Oceanix Busan in South Korea Could Be The World’s First Floating City

Posted by in categories: climatology, governance, habitats, sustainability

A Korean company hopes to build a floating city Oceanix Busan. Seasteading is seen as a means to address climate-change-induced sea-level rise, as well as a sociology experiment.


But libertarian ideas are not the sole reasoning behind seasteading and floating cities. A prototype floating community is planned on the water next to Busan, South Korea. For the company that is creating it, Oceanix, it is about addressing the coastal community climate challenge of rising sea levels. Rather than building dikes and sea walls to hold back the ocean, Oceanix is offering a city that floats. So instead of increased sunshine day flooding along the US eastern seaboard that inundates Miami, Fort Lauderdale, Charleston, Norfolk, Hampton Roads and other Chesapeake Bay communities quite regularly these days, there would be cities that ride the surface of the ocean rather than be flooded by it.

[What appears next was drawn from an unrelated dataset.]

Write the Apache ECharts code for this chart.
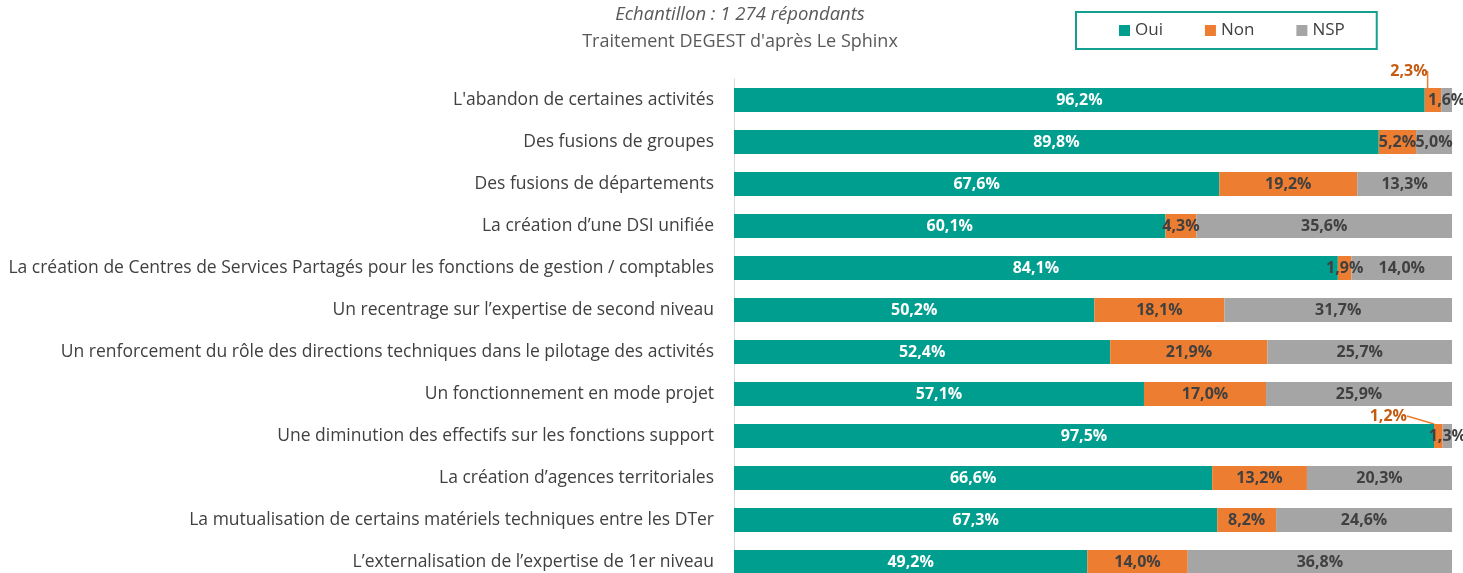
<!DOCTYPE html>
<html>
<head>
<meta charset="utf-8">
<script src="https://cdn.jsdelivr.net/npm/echarts@6/dist/echarts.min.js"></script>
<style>
  html, body { margin: 0; padding: 0; background: #fff; overflow: hidden; }
  #chart { width: 1463px; height: 600px; }
</style>
</head>
<body>
<div id="chart"></div>
<script>
// catégories et valeurs (en %)
var categories = [
  "L'abandon de certaines activités",
  "Des fusions de groupes",
  "Des fusions de départements",
  "La création d’une DSI unifiée",
  "La création de Centres de Services Partagés pour les fonctions de gestion / comptables",
  "Un recentrage sur l’expertise de second niveau",
  "Un renforcement du rôle des directions techniques dans le pilotage des activités",
  "Un fonctionnement en mode projet",
  "Une diminution des effectifs sur les fonctions support",
  "La création d’agences territoriales",
  "La mutualisation de certains matériels techniques entre les DTer",
  "L’externalisation de l’expertise de 1er niveau"
];
var oui = [96.2, 89.8, 67.6, 60.1, 84.1, 50.2, 52.4, 57.1, 97.5, 66.6, 67.3, 49.2];
var non = [2.3, 5.2, 19.2, 4.3, 1.9, 18.1, 21.9, 17.0, 1.2, 13.2, 8.2, 14.0];
var nsp = [1.6, 5.0, 13.3, 35.6, 14.0, 31.7, 25.7, 25.9, 1.3, 20.3, 24.6, 36.8];

var FONT = "Open Sans";
var fmt = function (p) { return p.value.toFixed(1).replace(".", ",") + "%"; };

var myChart = echarts.init(document.getElementById("chart"));

var options = {
  animation: false,
  title: {
    text: "Echantillon : 1 274 répondants",
    subtext: "Traitement DEGEST d'après Le Sphinx",
    left: 735,
    top: 0,
    textAlign: "center",
    itemGap: 9,
    textStyle: { fontFamily: FONT, fontSize: 18.5, fontStyle: "italic", fontWeight: "normal", color: "#595959" },
    subtextStyle: { fontFamily: FONT, fontSize: 18, color: "#595959" }
  },
  legend: {
    data: ["Oui", "Non", "NSP"],
    left: 1076,
    top: 12,
    padding: [10, 32, 10, 43],
    itemGap: 42,
    itemWidth: 11,
    itemHeight: 11,
    icon: "rect",
    borderColor: "#14A08F",
    borderWidth: 2,
    textStyle: { fontFamily: FONT, fontSize: 17, color: "#404040" }
  },
  grid: {
    left: 734,
    top: 79,
    width: 718,
    height: 504,
    containLabel: false
  },
  xAxis: {
    type: "value",
    min: 0,
    max: 100,
    show: false
  },
  yAxis: {
    type: "category",
    inverse: true,
    data: categories,
    axisLine: { show: true, lineStyle: { color: "#D9D9D9", width: 1 } },
    axisTick: { show: false },
    axisLabel: { fontFamily: FONT, fontSize: 17.5, color: "#404040", margin: 20 }
  },
  series: [
    {
      name: "Oui",
      type: "bar",
      stack: "total",
      barWidth: 24,
      data: oui,
      itemStyle: { color: "#009E8E" },
      label: { show: true, position: "inside", formatter: fmt, fontFamily: FONT, fontSize: 16, fontWeight: "bold", color: "#fff" }
    },
    {
      name: "Non",
      type: "bar",
      stack: "total",
      barWidth: 24,
      data: non.map(function (v, i) {
        // deux étiquettes sorties de la barre, avec trait de rappel
        if (i === 0 || i === 8) {
          return { value: v, label: { color: "#C55A11" } };
        }
        return v;
      }),
      itemStyle: { color: "#ED7D31" },
      label: { show: true, position: "inside", formatter: fmt, fontFamily: FONT, fontSize: 16, fontWeight: "bold", color: "#404040" },
      labelLine: { show: true, lineStyle: { color: "#ED7D31", width: 1.5 } },
      labelLayout: function (params) {
        if (params.dataIndex === 0) return { dx: -24, dy: -29 };
        if (params.dataIndex === 8) return { dx: -50, dy: -20 };
        return {};
      }
    },
    {
      name: "NSP",
      type: "bar",
      stack: "total",
      barWidth: 24,
      data: nsp,
      itemStyle: { color: "#A5A5A5" },
      label: { show: true, position: "inside", formatter: fmt, fontFamily: FONT, fontSize: 16, fontWeight: "bold", color: "#404040" }
    }
  ]
};

myChart.setOption(options);
</script>
</body>
</html>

It’s not like people haven’t been living in floating accommodation for decades. Houseboat communities here in Toronto have been around for a number of years. I visited one of these homes a few years ago and was surprised to see the quality of accommodation and the lifestyle it supported. Today, there are people living permanently on cruise ships that travel the globe. And in The Netherlands, boats and retired ships moored along its many canals have been turned into permanent homes often featured in HGTV’s House Hunters International. But it is in low-lying coastal areas like Bangladesh, The Maldives, and many Pacific island nations where the floating city is seen as a climate change solution for encroaching seas.

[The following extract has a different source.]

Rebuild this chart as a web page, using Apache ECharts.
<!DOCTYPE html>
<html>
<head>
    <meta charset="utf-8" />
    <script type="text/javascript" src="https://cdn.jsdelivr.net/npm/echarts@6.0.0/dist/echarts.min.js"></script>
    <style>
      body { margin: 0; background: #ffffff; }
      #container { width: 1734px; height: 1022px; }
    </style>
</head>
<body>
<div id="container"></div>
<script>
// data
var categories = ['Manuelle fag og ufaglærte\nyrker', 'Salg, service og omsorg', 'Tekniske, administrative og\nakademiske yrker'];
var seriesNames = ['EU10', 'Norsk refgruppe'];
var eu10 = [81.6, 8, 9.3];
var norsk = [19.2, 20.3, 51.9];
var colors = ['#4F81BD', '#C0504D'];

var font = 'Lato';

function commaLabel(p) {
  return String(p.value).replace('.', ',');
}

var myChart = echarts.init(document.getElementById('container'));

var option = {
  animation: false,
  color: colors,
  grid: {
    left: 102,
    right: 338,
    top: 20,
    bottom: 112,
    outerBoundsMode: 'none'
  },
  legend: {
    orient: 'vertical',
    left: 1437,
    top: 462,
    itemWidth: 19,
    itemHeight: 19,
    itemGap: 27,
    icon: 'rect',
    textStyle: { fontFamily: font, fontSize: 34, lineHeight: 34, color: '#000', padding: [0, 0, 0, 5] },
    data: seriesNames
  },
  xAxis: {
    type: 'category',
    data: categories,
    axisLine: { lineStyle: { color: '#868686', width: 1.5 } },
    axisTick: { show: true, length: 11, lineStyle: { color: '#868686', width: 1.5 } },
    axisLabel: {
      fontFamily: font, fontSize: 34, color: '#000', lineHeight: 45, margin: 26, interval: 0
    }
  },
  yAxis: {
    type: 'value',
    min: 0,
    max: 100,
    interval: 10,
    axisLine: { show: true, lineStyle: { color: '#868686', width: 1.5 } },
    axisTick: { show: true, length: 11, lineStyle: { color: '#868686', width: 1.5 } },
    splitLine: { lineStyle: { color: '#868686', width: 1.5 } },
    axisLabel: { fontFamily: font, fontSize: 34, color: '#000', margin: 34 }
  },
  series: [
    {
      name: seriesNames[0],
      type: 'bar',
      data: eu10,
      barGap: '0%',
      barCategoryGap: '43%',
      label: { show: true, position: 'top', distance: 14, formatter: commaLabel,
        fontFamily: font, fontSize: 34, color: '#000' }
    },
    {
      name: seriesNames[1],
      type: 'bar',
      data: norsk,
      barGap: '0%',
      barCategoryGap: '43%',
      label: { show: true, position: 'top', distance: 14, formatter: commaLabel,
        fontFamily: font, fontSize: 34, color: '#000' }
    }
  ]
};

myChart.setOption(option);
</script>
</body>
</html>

Itai Madamombe, of Oceanix, told The Economist recently that the prototype for the community to be built off Busan will cost an estimated $200 million US. Initially housing up to 500, the plan is to grow to a community of 10,000. Oceanix Busan plans to be self-sustaining producing net-zero energy from solar, wind, and the motion of the sea. It will rely on harvested freshwater from a variety of sources. All waste will be fully recycled or reused using closed-loop processes. The community will grow its own food using vertical permaculture soil-less farms.